Camara Cascudo disse, em seu tradicional livro "História da Alimentação Brasileira", que contamos com uma Hungersbewusstsein - ou seja, com uma consciência e um estudo da fome, em contraposição a uma Küchesbewusstsein, que seria uma espécie de consciência da culinária (2004, p. 342). Josué de Castro certamente discordaria desta impressão, já que, para ele, poucos estudos existiam que dessem conta de fenômeno tão visceral e homicida como a fome. De todo modo, o que Câmara Cascudo queria dizer era que faltava à culinária uma estética; ou seja, perspectivas de análise e de valorização da sua dimensão na vida dos homens.
Mas se a história da fome revela as relações de dominação que a condicionam, a história dos alimentos proporciona, por um caminho totalmente diverso, descobertas semelhantes. Com isso queremos dizer que uma história subterrânea de poder, de disputa de forças, subjaz ao cenário aparentemente plácido dos hábitos alimentares. Câmara Cascudo propõe uma geografia dos alimentos. Pois bem, de um modo menos evidente, esta geografia narra não só as preferências e gostos, mas também os fluxos de dominação nas relações de troca. E as cicatrizes do modelo colonial que orquestrava tais trocas na formação econômica de vários países. Exemplos não faltam: a produção e comercialização da banana nos trópicos para atender a um desejo florescente de consumo na Europa e nos Estados Unidos; as mudas de café vindas da Caiena e depois plantadas no Pará para atender a um mercado múltiplo e de uso variado. Café com leite para as elites que imitavam o hábito europeu elegante de misturar leite ao chá. Café sem açúcar como tônico para os escravos (Cascudo, p. 368).

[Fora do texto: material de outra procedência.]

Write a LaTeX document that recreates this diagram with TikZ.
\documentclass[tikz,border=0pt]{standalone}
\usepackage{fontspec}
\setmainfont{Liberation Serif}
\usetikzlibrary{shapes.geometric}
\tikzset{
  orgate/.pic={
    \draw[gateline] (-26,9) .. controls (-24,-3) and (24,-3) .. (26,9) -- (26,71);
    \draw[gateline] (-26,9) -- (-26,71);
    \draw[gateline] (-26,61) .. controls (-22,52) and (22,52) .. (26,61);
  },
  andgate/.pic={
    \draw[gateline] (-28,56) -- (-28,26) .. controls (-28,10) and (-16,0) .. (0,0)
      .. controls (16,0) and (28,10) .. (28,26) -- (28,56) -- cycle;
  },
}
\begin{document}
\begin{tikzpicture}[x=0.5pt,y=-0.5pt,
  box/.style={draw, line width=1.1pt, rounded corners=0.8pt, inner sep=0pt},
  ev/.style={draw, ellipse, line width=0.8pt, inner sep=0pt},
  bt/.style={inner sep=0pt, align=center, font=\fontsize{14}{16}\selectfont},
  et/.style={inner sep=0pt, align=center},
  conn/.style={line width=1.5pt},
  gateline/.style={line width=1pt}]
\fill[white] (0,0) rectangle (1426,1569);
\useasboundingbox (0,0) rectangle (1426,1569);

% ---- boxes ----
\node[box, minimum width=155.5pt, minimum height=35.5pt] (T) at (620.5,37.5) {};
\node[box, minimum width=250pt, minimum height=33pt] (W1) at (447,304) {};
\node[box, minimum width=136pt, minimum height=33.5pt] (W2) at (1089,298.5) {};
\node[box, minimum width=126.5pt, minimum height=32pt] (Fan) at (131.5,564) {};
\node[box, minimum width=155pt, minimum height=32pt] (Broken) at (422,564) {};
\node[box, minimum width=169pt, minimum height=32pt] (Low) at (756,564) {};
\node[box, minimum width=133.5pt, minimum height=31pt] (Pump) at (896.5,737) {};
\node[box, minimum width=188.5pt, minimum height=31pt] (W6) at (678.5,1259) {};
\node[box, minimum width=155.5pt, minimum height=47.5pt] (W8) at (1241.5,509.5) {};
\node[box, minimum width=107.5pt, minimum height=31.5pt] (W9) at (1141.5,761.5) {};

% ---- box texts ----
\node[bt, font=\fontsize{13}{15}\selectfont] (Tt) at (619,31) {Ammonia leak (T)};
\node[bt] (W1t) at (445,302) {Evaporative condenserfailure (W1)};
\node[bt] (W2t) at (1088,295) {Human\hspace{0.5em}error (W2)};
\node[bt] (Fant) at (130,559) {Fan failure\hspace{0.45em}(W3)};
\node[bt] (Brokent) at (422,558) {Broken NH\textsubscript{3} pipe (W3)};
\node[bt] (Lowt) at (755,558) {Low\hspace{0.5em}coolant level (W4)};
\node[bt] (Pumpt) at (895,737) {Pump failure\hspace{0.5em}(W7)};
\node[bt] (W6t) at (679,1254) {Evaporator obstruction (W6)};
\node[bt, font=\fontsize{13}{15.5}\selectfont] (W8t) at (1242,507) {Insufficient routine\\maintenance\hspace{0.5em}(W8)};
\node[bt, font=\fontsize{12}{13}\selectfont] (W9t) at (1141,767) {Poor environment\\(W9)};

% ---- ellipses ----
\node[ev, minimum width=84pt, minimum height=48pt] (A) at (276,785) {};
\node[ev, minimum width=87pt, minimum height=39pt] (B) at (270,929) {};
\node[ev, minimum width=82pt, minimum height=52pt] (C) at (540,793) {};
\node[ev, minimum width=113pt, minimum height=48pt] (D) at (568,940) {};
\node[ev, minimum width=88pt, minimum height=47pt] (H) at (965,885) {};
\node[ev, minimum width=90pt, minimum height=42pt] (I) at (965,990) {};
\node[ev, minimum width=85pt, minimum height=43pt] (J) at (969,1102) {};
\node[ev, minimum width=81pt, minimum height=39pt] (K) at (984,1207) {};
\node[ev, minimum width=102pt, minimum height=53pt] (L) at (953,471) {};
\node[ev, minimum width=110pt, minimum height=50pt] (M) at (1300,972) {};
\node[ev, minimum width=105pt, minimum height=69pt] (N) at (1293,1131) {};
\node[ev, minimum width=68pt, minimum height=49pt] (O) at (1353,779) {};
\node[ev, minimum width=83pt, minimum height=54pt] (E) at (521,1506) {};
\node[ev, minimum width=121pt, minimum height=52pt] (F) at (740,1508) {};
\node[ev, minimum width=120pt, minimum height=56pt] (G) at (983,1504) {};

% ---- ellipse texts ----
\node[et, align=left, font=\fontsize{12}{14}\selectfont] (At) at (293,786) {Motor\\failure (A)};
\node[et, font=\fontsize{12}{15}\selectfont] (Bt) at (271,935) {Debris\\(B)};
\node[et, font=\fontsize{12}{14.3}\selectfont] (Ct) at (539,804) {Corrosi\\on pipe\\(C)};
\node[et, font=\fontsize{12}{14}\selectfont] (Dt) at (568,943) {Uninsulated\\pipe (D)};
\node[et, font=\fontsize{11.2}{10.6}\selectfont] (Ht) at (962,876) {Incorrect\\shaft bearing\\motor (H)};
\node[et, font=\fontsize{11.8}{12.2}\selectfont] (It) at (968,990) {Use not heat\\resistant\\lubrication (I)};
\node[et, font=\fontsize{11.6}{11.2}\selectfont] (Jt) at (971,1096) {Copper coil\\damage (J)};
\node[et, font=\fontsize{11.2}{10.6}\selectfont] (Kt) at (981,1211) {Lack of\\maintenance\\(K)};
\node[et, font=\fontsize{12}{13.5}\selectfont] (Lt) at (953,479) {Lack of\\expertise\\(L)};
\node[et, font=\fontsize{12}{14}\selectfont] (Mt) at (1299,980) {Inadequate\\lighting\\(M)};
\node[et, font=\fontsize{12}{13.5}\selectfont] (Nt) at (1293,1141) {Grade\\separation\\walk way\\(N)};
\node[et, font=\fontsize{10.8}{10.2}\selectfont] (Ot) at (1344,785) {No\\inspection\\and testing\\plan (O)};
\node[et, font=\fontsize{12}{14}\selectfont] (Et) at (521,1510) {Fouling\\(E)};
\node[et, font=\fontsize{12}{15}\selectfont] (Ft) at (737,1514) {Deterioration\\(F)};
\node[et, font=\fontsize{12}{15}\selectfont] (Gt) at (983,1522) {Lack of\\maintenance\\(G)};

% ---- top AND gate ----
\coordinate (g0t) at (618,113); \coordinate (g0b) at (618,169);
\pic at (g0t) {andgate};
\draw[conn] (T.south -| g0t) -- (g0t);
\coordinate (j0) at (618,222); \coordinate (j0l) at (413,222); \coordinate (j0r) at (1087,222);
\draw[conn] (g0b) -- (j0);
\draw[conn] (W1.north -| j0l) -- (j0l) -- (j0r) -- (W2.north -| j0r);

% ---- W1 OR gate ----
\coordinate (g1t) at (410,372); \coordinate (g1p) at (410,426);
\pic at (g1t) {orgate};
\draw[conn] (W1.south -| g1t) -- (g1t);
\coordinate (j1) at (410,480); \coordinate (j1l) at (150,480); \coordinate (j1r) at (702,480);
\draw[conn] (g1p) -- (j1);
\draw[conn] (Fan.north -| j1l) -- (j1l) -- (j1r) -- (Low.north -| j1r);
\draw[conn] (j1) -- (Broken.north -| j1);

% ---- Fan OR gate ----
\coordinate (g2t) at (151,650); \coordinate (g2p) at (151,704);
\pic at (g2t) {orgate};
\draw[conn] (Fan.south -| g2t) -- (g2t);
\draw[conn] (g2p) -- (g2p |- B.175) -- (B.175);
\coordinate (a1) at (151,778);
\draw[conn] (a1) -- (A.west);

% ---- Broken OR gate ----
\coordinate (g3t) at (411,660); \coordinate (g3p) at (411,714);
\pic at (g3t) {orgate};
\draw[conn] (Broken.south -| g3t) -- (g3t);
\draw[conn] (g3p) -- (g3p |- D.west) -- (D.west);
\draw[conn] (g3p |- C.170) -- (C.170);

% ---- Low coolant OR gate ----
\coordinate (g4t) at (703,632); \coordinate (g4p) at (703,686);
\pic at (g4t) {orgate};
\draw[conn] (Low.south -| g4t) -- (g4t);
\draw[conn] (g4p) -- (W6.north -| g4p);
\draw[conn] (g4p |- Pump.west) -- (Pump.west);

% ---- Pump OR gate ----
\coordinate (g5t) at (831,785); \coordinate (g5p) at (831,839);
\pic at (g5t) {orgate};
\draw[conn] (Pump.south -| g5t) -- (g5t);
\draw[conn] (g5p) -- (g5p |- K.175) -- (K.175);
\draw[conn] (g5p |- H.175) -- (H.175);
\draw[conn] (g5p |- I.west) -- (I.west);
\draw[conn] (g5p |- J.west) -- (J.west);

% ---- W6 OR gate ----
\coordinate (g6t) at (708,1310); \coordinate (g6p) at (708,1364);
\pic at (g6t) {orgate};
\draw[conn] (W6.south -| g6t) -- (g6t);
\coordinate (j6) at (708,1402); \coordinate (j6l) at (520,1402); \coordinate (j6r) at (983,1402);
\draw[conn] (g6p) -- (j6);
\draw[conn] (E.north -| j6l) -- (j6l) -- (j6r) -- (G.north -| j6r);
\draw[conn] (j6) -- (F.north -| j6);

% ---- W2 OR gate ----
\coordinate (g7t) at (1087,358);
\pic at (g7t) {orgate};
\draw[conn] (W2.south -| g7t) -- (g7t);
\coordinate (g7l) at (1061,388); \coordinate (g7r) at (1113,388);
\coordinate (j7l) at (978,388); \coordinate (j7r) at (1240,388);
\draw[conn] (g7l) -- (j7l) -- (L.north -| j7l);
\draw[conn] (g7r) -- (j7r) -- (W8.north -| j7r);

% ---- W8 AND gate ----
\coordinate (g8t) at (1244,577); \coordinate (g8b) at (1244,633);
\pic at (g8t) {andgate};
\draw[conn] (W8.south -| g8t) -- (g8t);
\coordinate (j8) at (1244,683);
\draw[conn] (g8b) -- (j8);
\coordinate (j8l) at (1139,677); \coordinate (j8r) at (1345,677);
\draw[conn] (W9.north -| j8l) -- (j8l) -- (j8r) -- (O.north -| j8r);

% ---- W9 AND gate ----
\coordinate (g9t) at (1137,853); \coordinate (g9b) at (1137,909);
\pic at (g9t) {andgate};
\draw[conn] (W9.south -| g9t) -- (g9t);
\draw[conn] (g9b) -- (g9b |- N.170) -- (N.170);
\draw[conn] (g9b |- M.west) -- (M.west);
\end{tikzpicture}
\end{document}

Assim, pela cultura do café e pelos seus percursos - apenas para dar um exemplo - podemos identificar um sem-número de fenômenos: a coisificação do corpo do escravo, visto como motor de produção que precisava ser azeitado; a constituição de uma elite social no Brasil, com a respectiva perda de renda e vulnerabilidade alimentar diante de preços oscilantes; a consolidação de formas alternativas de exploração econômica em substituição à escravidão, com imigrantes entregando parte de sua produção em troca do direito de permanecer e produzir na terra (Galeano, 2007, p. 128).
O café, assim como outras monoculturas exemplarmente festejadas pelo crescimento econômico a elas atrelado, nos conta a história de uma produção capitalista do espaço. Estamos falando, portanto, da divisão desigual de recursos e de uma privatização do espaço, cuja cartografia obedece aos interesses hegemônicos. Por esta razão, ele entrelaça sua presença com o fenômeno da fome em várias partes do mundo. Em El Salvador, por exemplo, implicou a importação de alimentos básicos, como feijão e milho, que poderiam ser produzidos localmente. Nos países da América Central, o café "desalentou, em sua expansão sem freios, a agricultura de alimentos destinados ao mercado interno", com estas economias sofrendo de uma "crônica excassez de arroz, feijões, trigo e carne" (Galeano, 2007, p. 140).
A dominação simbólica tem raízes profundas e se instala nos gestos mais básicos do homem - entre eles, o ato de comer. Assim, o que se come, a condição de acesso ou de escassez de certos alimentos, o sentido cultural a eles atribuído, o reforço identitário que o gosto promove a partir da seleção dos alimentos - tudo isto evidencia o consumo como marcador social, mas, sobretudo expõe históricas relações de força.